ゲーテの言葉に、「どうして遠くへさすらう? 素晴らしいものがこんなに身近に(あるのに)!」というのがあります。それに倣い、天気の良い日が続いたので、シュヴァーベン地方の旧跡名所を回ってみることにしました。まず、シュトゥットガルトから車で約1時間ほど離れたホーエンツォレルン城に行ってきました。
ホーエンツォレルン城の外観
数十キロも手前から、もうお城がはっきりと見えてきました。平地に突如現れた小高い山に、お城の建造物が威風堂々とそびえ立っています。尖塔がいくつもあり、どこかドラマチックで、ディズニーランドのシンデレラ城を想起させるような佇まいです。自家用車やバスなどで9合目辺りの駐車場まで行き、駐車場からはお城へとひたすら急な坂を上りました。門をくぐった後も、道路がらせん状に上に伸びて行き、ようやく中庭に到着。するとそこは平らな展望台になっていて、周りに高い山がほとんどないため、どこまでも広がる素晴らしい景色が望めました。
展望台からの眺め
ホーエンツォレルン城はホーエンツォレルン家の居城で、欧州の三大王家の1つとされ、前身であるツォレルン家も含めると、その歴史は今日までに約1000年に上ります。このお城は、今なおドイツ最後の皇帝ヴィルヘルム2世の直系子孫が所有しており、クリスマスなどの時期になると、しばしば晩餐会などの行事が行われるそうです。
城内の一部をガイドツアーで見学しました。家系樹の間、大広間、辺境伯の間、王女の青の部屋、王冠や武器の展示室……と、どの部屋も立派で、まさに映画に出てくるような貴族の館です。
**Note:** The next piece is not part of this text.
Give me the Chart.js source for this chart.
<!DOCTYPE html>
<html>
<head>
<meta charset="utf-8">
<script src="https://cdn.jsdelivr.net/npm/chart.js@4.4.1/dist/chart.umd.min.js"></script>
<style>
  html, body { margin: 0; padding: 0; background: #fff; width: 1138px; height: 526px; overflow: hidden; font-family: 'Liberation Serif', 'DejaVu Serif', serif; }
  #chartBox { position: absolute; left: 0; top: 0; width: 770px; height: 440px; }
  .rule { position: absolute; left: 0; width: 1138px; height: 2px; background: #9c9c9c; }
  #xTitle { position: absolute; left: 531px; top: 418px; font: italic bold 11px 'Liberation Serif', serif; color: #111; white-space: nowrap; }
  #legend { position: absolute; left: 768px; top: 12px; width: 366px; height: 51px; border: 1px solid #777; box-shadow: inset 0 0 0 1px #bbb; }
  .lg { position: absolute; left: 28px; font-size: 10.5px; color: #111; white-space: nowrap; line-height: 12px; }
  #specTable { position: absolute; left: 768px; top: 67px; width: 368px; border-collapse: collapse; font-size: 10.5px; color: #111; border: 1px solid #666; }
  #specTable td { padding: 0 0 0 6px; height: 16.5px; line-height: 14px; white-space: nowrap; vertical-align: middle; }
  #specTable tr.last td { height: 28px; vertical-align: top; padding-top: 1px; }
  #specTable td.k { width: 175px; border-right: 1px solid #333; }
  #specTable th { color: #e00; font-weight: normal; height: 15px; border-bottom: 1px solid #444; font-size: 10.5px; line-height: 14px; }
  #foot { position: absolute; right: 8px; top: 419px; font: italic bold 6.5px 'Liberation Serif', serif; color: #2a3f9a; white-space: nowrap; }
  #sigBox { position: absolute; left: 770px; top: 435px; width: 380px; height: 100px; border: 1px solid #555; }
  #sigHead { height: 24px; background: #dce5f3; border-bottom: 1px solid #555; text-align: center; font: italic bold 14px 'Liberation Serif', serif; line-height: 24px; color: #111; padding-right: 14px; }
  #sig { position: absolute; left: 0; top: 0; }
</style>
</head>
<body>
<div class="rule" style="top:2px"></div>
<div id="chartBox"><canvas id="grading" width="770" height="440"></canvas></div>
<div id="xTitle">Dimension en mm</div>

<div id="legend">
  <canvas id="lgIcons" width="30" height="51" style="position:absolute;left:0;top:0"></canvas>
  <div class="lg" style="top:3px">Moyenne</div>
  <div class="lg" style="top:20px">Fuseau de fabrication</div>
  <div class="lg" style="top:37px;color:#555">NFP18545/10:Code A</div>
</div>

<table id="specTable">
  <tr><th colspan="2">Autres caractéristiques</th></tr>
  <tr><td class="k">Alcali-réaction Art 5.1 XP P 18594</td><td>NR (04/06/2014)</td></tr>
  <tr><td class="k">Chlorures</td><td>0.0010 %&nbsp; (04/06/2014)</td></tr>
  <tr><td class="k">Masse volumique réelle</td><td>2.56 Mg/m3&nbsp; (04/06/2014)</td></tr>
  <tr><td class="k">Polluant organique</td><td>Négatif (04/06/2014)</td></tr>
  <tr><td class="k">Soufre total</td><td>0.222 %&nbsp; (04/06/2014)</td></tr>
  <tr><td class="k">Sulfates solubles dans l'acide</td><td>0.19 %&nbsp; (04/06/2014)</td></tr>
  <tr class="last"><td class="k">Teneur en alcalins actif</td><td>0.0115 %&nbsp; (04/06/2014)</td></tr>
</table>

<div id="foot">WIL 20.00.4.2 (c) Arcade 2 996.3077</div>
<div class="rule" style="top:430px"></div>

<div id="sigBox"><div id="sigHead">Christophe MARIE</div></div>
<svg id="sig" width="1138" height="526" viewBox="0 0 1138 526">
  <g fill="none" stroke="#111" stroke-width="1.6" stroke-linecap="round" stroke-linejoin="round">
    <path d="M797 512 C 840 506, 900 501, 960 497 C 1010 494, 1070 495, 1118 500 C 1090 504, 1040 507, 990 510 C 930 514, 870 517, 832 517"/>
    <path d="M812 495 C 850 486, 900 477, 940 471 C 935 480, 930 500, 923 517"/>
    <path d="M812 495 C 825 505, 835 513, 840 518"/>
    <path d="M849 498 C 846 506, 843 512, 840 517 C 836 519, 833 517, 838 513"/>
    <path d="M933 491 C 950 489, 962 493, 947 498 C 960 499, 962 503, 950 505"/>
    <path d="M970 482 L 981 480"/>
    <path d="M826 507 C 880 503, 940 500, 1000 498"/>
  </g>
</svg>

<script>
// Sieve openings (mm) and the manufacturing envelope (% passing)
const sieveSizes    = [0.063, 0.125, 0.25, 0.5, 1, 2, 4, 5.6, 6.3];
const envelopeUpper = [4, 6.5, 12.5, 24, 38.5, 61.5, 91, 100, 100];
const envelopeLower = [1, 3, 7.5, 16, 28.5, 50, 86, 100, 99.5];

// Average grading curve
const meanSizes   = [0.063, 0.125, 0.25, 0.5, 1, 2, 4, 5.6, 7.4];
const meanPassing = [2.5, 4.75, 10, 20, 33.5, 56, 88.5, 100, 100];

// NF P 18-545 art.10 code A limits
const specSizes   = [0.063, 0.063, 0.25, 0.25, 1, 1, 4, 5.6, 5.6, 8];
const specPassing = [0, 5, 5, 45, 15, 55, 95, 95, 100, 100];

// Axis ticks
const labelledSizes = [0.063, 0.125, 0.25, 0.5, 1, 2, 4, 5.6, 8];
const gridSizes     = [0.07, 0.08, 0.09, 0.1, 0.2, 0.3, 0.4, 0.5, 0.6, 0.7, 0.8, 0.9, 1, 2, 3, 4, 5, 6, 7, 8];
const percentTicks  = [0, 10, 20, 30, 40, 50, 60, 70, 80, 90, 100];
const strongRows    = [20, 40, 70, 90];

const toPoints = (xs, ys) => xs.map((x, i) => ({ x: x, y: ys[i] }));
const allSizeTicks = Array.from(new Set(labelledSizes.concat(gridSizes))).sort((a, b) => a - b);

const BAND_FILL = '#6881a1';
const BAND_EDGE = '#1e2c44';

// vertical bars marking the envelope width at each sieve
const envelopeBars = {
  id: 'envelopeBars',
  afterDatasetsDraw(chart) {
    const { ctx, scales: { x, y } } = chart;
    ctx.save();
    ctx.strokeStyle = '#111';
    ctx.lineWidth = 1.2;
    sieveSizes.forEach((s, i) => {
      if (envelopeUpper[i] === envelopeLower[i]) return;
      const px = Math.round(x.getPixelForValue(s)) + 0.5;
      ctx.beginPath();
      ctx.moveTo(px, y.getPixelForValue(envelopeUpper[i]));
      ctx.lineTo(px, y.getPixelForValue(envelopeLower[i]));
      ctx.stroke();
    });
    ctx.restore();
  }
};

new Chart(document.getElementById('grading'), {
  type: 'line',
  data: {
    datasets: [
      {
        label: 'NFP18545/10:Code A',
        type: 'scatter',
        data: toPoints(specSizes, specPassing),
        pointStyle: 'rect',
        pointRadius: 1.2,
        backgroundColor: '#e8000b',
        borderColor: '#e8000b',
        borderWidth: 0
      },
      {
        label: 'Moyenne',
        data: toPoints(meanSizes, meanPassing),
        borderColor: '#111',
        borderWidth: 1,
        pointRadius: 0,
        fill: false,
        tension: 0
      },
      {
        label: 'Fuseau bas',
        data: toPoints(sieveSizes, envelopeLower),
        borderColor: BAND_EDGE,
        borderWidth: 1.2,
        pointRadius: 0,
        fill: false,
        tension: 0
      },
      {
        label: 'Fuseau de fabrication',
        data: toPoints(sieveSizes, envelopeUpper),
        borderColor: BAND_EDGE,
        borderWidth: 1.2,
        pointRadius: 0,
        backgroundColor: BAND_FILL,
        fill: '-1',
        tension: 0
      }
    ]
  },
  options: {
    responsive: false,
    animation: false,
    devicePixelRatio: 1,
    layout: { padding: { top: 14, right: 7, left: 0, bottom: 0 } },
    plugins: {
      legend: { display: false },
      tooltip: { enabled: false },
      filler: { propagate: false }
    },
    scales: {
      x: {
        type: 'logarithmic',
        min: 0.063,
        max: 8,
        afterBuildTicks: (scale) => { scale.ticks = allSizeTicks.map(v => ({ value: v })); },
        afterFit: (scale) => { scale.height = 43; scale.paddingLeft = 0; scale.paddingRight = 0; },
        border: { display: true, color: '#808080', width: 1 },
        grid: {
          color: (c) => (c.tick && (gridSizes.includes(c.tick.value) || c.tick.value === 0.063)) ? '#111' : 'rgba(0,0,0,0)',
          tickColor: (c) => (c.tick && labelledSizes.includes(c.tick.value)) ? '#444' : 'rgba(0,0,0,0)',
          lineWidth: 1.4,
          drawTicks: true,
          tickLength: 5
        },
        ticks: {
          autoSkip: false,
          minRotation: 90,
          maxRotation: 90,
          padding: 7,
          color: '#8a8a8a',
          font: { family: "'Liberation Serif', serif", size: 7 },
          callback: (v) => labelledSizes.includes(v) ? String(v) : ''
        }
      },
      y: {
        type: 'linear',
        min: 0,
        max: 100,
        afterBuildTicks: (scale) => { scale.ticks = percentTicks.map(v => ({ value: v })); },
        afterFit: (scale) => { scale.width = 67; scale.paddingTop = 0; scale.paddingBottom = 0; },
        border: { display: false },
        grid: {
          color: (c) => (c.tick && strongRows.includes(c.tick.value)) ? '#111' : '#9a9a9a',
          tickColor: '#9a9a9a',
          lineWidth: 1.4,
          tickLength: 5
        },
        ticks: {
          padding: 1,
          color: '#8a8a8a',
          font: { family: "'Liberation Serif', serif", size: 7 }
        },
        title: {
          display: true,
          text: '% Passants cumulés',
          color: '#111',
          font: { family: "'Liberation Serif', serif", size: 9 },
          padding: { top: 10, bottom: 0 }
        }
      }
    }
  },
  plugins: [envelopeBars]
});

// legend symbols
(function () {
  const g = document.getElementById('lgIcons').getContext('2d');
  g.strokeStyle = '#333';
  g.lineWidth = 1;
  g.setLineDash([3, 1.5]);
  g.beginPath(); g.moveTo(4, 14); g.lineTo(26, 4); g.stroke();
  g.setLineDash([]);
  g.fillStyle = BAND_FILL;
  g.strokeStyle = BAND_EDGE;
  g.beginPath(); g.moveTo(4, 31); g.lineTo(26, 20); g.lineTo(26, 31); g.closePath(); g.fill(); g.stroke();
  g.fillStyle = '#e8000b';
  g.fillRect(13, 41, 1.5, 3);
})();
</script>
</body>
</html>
そして、窓の外の風景も信じられないほど壮大で、まるで空を飛んでいるかのようでした。
この山に最初にお城ができたのは11世紀です。幾度かの所有者の交代や建て替えを経て、18世紀の半ばまで使用されていましたが、1789年にオーストリアによって占領されて以降は荒廃してしまいました。そして1819年、フリードリヒ・ヴィルヘルム4世が自分のルーツでもある荒城を訪れ、美しい夕日に感動し、再建を誓ったのです。それから半世紀の年月を経て、壮麗なホーエンツォレルン城の姿がよみがえりました。皆さんもシュトゥットガルトに滞在されたら、ぜひ訪れてみてください。
シュトゥットガルトから公共交通機関を利用して日帰りで行くことも可能(片道約2時間)。電車でテュービンゲンへ行き、そこから乗り換えてヘッヒンゲンで降り、300番バスでホーエンツォレルン城行きに乗ります。入場料5ユーロ、城内ガイドツアー付き(独英)は10ユーロ。